> **THE REQUEST**:
Print the lines from the one that contains "Rebuild this chart" to the one that contains "ax = fig.add_axes([0.0748, 0.1997, 0.9198, 0.6264])", inclusive, exactly as they appear, and please drop any pictures.

> **DATA SECTION**:
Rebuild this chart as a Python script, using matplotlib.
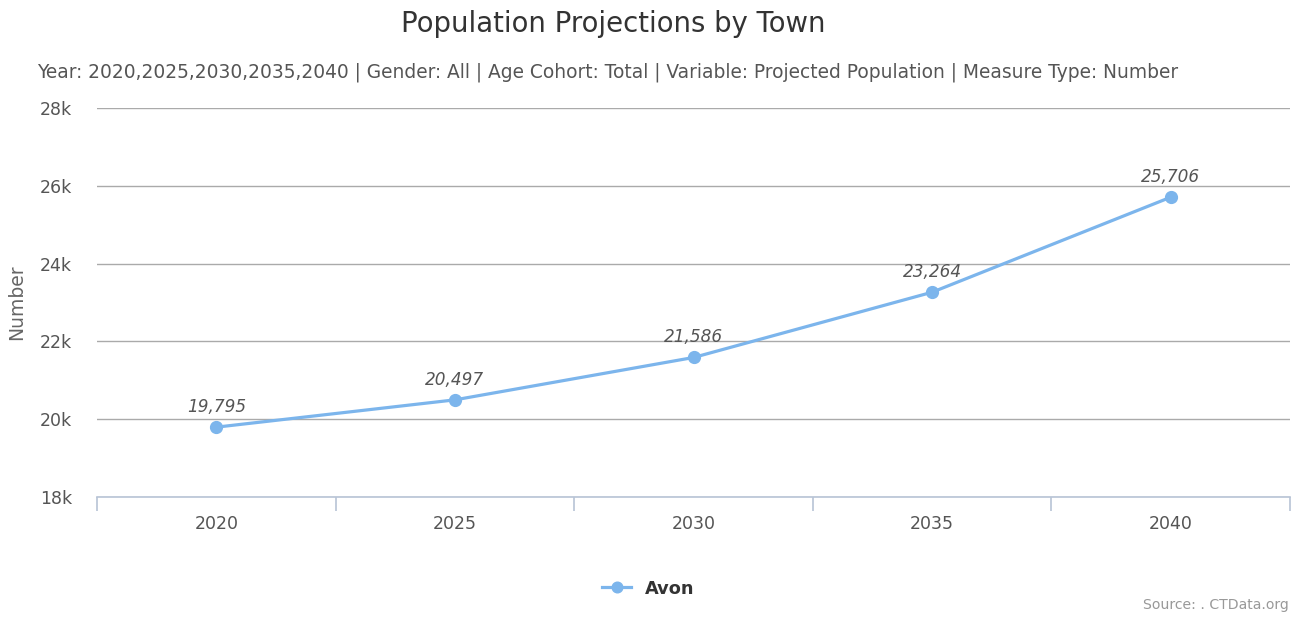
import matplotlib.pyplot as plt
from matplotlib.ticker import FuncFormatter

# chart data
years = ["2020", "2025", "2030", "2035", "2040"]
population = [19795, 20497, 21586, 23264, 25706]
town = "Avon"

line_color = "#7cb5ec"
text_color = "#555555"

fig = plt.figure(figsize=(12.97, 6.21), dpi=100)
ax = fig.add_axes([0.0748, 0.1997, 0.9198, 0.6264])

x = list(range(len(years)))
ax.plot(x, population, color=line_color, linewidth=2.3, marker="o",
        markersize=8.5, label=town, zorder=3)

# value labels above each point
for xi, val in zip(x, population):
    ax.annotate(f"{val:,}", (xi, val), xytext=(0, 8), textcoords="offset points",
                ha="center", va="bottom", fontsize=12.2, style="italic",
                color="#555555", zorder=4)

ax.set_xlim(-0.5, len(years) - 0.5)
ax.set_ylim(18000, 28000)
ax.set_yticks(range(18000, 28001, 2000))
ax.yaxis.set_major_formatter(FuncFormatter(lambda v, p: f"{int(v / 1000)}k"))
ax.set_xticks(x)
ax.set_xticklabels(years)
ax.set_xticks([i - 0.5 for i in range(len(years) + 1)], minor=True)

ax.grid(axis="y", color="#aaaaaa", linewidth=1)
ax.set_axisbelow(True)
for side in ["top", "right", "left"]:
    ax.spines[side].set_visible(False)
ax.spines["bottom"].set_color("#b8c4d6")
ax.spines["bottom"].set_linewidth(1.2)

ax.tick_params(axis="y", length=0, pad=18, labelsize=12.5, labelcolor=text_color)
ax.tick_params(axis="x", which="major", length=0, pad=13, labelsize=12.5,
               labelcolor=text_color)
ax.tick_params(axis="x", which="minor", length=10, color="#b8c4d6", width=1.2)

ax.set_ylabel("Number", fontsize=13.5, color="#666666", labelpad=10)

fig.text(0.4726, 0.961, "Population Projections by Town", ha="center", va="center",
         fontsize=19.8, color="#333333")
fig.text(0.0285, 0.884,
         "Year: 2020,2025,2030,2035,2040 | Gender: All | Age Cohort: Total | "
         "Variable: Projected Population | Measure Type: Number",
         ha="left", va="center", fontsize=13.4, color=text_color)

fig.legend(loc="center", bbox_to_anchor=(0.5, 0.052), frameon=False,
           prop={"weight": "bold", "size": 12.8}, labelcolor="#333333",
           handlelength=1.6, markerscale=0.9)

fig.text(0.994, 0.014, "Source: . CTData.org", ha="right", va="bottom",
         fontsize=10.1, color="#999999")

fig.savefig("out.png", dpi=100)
--
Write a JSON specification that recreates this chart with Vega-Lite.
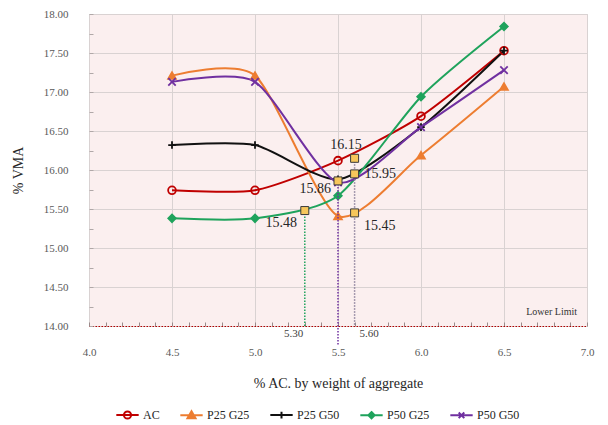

> **RESULT BELOW**:
Rebuild this chart as a Python script, using matplotlib.
import matplotlib.pyplot as plt
from matplotlib.ticker import FuncFormatter

# chart data
years = ["2020", "2025", "2030", "2035", "2040"]
population = [19795, 20497, 21586, 23264, 25706]
town = "Avon"

line_color = "#7cb5ec"
text_color = "#555555"

fig = plt.figure(figsize=(12.97, 6.21), dpi=100)
ax = fig.add_axes([0.0748, 0.1997, 0.9198, 0.6264])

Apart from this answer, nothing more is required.